35 of us from all over the Diocese of Maryland, as far away as Annapolis and Allegheny county,
broke bread together yesterday as part of our Christian Formation Festival.
We shared not only lunch together, but the living bread of the Word of God.
Last night, many of us were here to break bread together, gathered around tables for our stewardship dinner,
giving thanks for the abundance of gifts given and received at St.
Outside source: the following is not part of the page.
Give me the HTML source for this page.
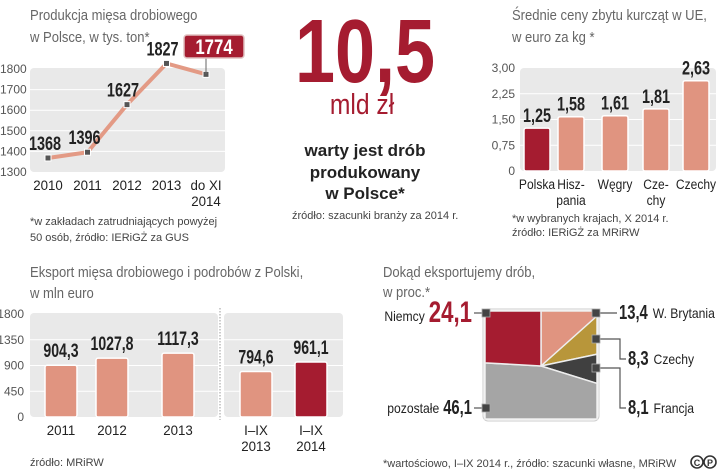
<!DOCTYPE html>
<html><head><meta charset="utf-8"><style>
body{margin:0;background:#fff;width:720px;height:472px;overflow:hidden}
svg{display:block;font-family:"Liberation Sans",sans-serif}
.t{font-size:14.5px;fill:#666}
.tk{font-size:12px;fill:#555}
.xl{font-size:14px;fill:#222}
.v{font-size:19px;font-weight:bold;fill:#222}
.fn{font-size:11px;fill:#444}
</style></head><body>
<svg id="s" width="720" height="472" viewBox="0 0 720 472">
<g><text class="t" x="30" y="20">Produkcja mięsa drobiowego</text><text class="t" x="30" y="42">w Polsce, w tys. ton*</text></g>
<rect x="30" y="68" width="195" height="104" rx="4" fill="#e9e9e9"/>
<g id="c1"></g>
<g><text class="fn" x="30" y="225">*w zakładach zatrudniających powyżej</text><text class="fn" x="30" y="241">50 osób, źródło: IERiGŻ za GUS</text></g>

<g>
<text class="keep" x="365" y="82" text-anchor="middle" font-size="90" font-weight="bold" fill="#a51c30" transform="translate(365 0) scale(0.8 1) translate(-365 0)">10,5</text>
<text class="keep" x="362" y="114" text-anchor="middle" font-size="29" fill="#a51c30" transform="translate(362 0) scale(0.85 1) translate(-362 0)">mld zł</text>
<g font-size="17" font-weight="bold" fill="#222" text-anchor="middle">
<text class="keep" x="365" y="156">warty jest drób</text><text class="keep" x="365" y="178">produkowany</text><text class="keep" x="365" y="199">w Polsce*</text></g>
<text class="fn" x="292" y="219">źródło: szacunki branży za 2014 r.</text>
</g>

<g><text class="t" x="512" y="20">Średnie ceny zbytu kurcząt w UE,</text><text class="t" x="512" y="42">w euro za kg *</text></g>
<rect x="520" y="68" width="196" height="103" rx="4" fill="#e9e9e9"/>
<g id="c2"></g>
<g><text class="fn" x="512" y="222">*w wybranych krajach, X 2014 r.</text><text class="fn" x="512" y="236">źródło: IERiGŻ za MRiRW</text></g>

<g><text class="t" x="30" y="277">Eksport mięsa drobiowego i podrobów z Polski,</text><text class="t" x="30" y="298">w mln euro</text></g>
<rect x="30" y="313" width="188" height="104" rx="4" fill="#e9e9e9"/>
<rect x="224" y="313" width="119" height="104" rx="4" fill="#e9e9e9"/>
<line x1="220" y1="308" x2="220" y2="420" stroke="#999" stroke-dasharray="1.5 1.5"/>
<g id="c3"></g>
<text class="fn" x="30" y="466">źródło: MRiRW</text>

<g><text class="t" x="383" y="277">Dokąd eksportujemy drób,</text><text class="t" x="383" y="297">w proc.*</text></g>
<g id="c4"></g>
<text class="fn" x="383" y="467">*wartościowo, I–IX 2014 r., źródło: szacunki własne, MRiRW</text>
<g fill="none" stroke="#333" stroke-width="1.6"><circle cx="697" cy="462" r="6"/><circle cx="710" cy="462" r="6"/><text class="keep" x="697" y="466" font-size="9" font-weight="bold" text-anchor="middle" fill="#333" stroke="none">C</text><text class="keep" x="710" y="466" font-size="9" font-weight="bold" text-anchor="middle" fill="#333" stroke="none">P</text></g>
</svg>
<script>
const prodCats=["2010","2011","2012","2013","do XI|2014"];
const prodVals=[1368,1396,1627,1827,1774];
const prodTicks=[1300,1400,1500,1600,1700,1800];
const priceCats=["Polska","Hisz-|pania","Węgry","Cze-|chy","Czechy"];
const priceVals=[1.25,1.58,1.61,1.81,2.63];
const priceLabels=["1,25","1,58","1,61","1,81","2,63"];
const priceTicks=["0","0,75","1,50","2,25","3,00"];
const priceTickVals=[0,0.75,1.5,2.25,3];
const expCats=["2011","2012","2013","I–IX|2013","I–IX|2014"];
const expVals=[904.3,1027.8,1117.3,794.6,961.1];
const expLabels=["904,3","1027,8","1117,3","794,6","961,1"];
const expTicks=[0,450,900,1350,1800];
const destNames=["W. Brytania","Czechy","Francja","pozostałe","Niemcy"];
const destVals=[13.4,8.3,8.1,46.1,24.1];
const destLabels=["13,4","8,3","8,1","46,1","24,1"];
const NS="http://www.w3.org/2000/svg";
function mk(p,tag,a,txt){const e=document.createElementNS(NS,tag);for(const k in a)e.setAttribute(k,a[k]);if(txt!==undefined)e.textContent=txt;p.appendChild(e);return e;}
function cond(t,s){const x=parseFloat(t.getAttribute('x'));t.setAttribute('transform','translate('+x+' 0) scale('+s+' 1) translate('+(-x)+' 0)');t.classList.add('keep');}
function xlab(g,x,y,s,cls,sc){s.split("|").forEach((l,i)=>{const t=mk(g,"text",{x:x,y:y+i*16,"text-anchor":"middle",class:cls},l);if(sc)cond(t,sc);});}
// chart 1
(function(){const g=document.getElementById("c1");
const y=v=>172-(v-1300)*(103/500);const x=i=>48+i*39.5;
prodTicks.forEach(t=>{if(t>1300&&t<1800){const l=mk(g,"line",{x1:30,x2:225,y1:y(t),y2:y(t),stroke:"#fff"});}
const tx=mk(g,"text",{x:0,y:y(t)+4,class:"tk"},t);});
const pl=mk(g,"polyline",{points:prodVals.map((v,i)=>x(i)+","+y(v)).join(" "),fill:"none",stroke:"#e39a85","stroke-width":4});

prodVals.forEach((v,i)=>{const p=mk(g,"rect",{x:x(i)-3,y:y(v)-3,width:6,height:6,fill:"#555",stroke:"#fff","stroke-width":1});

xlab(g,x(i),190,prodCats[i],"xl",0.95);
if(i<4){const t=mk(g,"text",{x:x(i)+(i<2?-3:-4),y:y(v)-8,"text-anchor":"middle",class:"v"},v);cond(t,0.76);}
else{mk(g,"line",{x1:x(i),x2:x(i),y1:y(v),y2:57,stroke:"#666"});
const b=mk(g,"rect",{x:x(i)-22,y:35,width:60,height:23,rx:3,fill:"#a51c30",stroke:"#e0c0c0","stroke-width":1.5});
const t=mk(g,"text",{x:x(i)+8,y:54,"text-anchor":"middle",class:"v",style:"fill:#fff;font-size:21px"},v);cond(t,0.8);}});})();
// chart 2
(function(){const g=document.getElementById("c2");
const y=v=>171-v*(103/3);const cx=[537,571,615,656,696];
priceTickVals.forEach((t,i)=>{if(t>0&&t<3){const l=mk(g,"line",{x1:520,x2:716,y1:y(t),y2:y(t),stroke:"#fff"});}
const tx=mk(g,"text",{x:515,y:y(t)+4,class:"tk","text-anchor":"end"},priceTicks[i]);});
priceVals.forEach((v,i)=>{const b=mk(g,"rect",{x:cx[i]-13,y:y(v),width:26,height:171-y(v),rx:2,fill:i==0?"#a51c30":"#e09480",stroke:"#fff","stroke-width":1.5});

const t=mk(g,"text",{x:cx[i],y:y(v)-6,"text-anchor":"middle",class:"v"},priceLabels[i]);cond(t,0.76);
xlab(g,cx[i],189,priceCats[i],"xl",0.86);});})();
// chart 3
(function(){const g=document.getElementById("c3");
const y=v=>417-v*(103/1800);const cx=[61,112,178,256,311];
expTicks.forEach(t=>{if(t>0&&t<1800){[[30,218],[224,343]].forEach(r=>{const l=mk(g,"line",{x1:r[0],x2:r[1],y1:y(t),y2:y(t),stroke:"#fff"});});}
const tx=mk(g,"text",{x:24,y:y(t)+4,class:"tk","text-anchor":"end"},t);});
expVals.forEach((v,i)=>{const b=mk(g,"rect",{x:cx[i]-16,y:y(v),width:32,height:417-y(v),rx:2,fill:i==4?"#a51c30":"#e09480",stroke:"#fff","stroke-width":1.5});

const t=mk(g,"text",{x:cx[i],y:y(v)-8,"text-anchor":"middle",class:"v"},expLabels[i]);cond(t,0.74);
xlab(g,cx[i],435,expCats[i],"xl",0.95);});})();
// chart 4 square pie
(function(){const g=document.getElementById("c4");
const cx=541,cy=366,L=485,R=597,T=311,B=419;const cols=["#e09480","#b8963a","#404040","#a5a5a5","#a51c30"];
function hit(a){const dx=Math.sin(a),dy=-Math.cos(a);let t=1e9;
if(dx>0)t=Math.min(t,(R-cx)/dx);if(dx<0)t=Math.min(t,(L-cx)/dx);if(dy>0)t=Math.min(t,(B-cy)/dy);if(dy<0)t=Math.min(t,(T-cy)/dy);return [cx+dx*t,cy+dy*t];}
const corners=[[R,T,Math.atan2(R-cx,-(T-cy))],[R,B,Math.atan2(R-cx,-(B-cy))],[L,B,Math.atan2(L-cx,-(B-cy))+2*Math.PI],[L,T,Math.atan2(L-cx,-(T-cy))+2*Math.PI]];
mk(g,"rect",{x:L-2,y:T-2,width:R-L+4,height:B-T+4,rx:5,fill:"#fff",stroke:"#ccc","stroke-width":1});
let acc=0;const tot=destVals.reduce((a,b)=>a+b,0);
destVals.forEach((v,i)=>{const a0=acc/tot*2*Math.PI;acc+=v;const a1=acc/tot*2*Math.PI;
let pts=[[cx,cy],hit(a0)];corners.forEach(c=>{if(c[2]>a0&&c[2]<a1)pts.push([c[0],c[1]]);});pts.push(hit(a1));
const p=mk(g,"polygon",{points:pts.map(q=>q.join(",")).join(" "),fill:cols[i],stroke:"#eee","stroke-width":1.5});
});
const labs=[{m:[596,313],path:"M596 313 H617",tx:619,ty:319},{m:[596,339],path:"M596 339 H620 V359 H626",tx:628,ty:365},{m:[596,368],path:"M596 368 H620 V408 H626",tx:628,ty:414},{m:[486,408],path:"M486 408 H474",tx:472,ty:414,left:true},{m:[486,313],path:"M486 313 H474",tx:472,ty:322,left:true,big:true}];
labs.forEach((l,i)=>{mk(g,"path",{d:l.path,fill:"none",stroke:"#555","stroke-width":1.2});
const m=mk(g,"rect",{x:l.m[0]-4,y:l.m[1]-4,width:8,height:8,fill:"#444",stroke:"#aaa","stroke-width":0.8});
const vt=mk(g,"text",{x:l.tx,y:l.ty,"text-anchor":l.left?"end":"start",style:l.big?"font-size:30px;font-weight:bold;fill:#a51c30":"font-size:20px;font-weight:bold;fill:#222"},destLabels[i]);

const s=0.74;cond(vt,s);const w=vt.getComputedTextLength()*s;
const nt=mk(g,"text",{x:l.left?l.tx-w-4:l.tx+w+5,y:l.ty-1,"text-anchor":l.left?"end":"start",style:"font-size:13.5px;fill:#222"},destNames[i]);
cond(nt,0.9);});})();
// condense remaining text
document.querySelectorAll('text').forEach(t=>{if(t.classList.contains('keep'))return;
if(t.classList.contains('t'))cond(t,0.9);});
</script>
</body></html>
James.
All week long, parents in the academy have been figuratively breaking bread together,
sharing labor over the settings and lights for next week's middle school play, "The Wiz."
And all week long, students , faculty and alumni from Virginia Tech, and at other colleges around the nation,
have broken bread together in hundreds of memorial services, counseling sessions, and vigils.
When the body of Christ is together, Jesus shows up.
This morning we as the body of Christ come together for the express purpose of breaking bread together - the bread of the Eucharist, and as we share together this bread and this cup, we share with the greater body of Christ who celebrate the resurrection all over the world.
In the language of the Eucharistic feast, we find the great story that we remembered during Lent and Holy week, and celebrated on Easter,
that Christ, gathered with his disciples, took the bread, and broke it, and gave it to them saying take, eat this is my body….
As we take part in this Eucharistic Feast today,
I remind you of the words of Eucharistic prayer C - that we come to the table,
not for solace only,
but also to receive strength/and not for pardon only, but that we might be renewed.
That as we come together as the body, and sharing the body and Blood, we come to strengthen ourselves and one another.

This is the power of the resurrection - coming together as one, recognizing the One who is amongst us, this same Jesus who became bread for the world.
This is incarnation: that we, the body of Christ strengthen one another,
That we, with the disciples, might know the risen Lord in the breaking of the bread.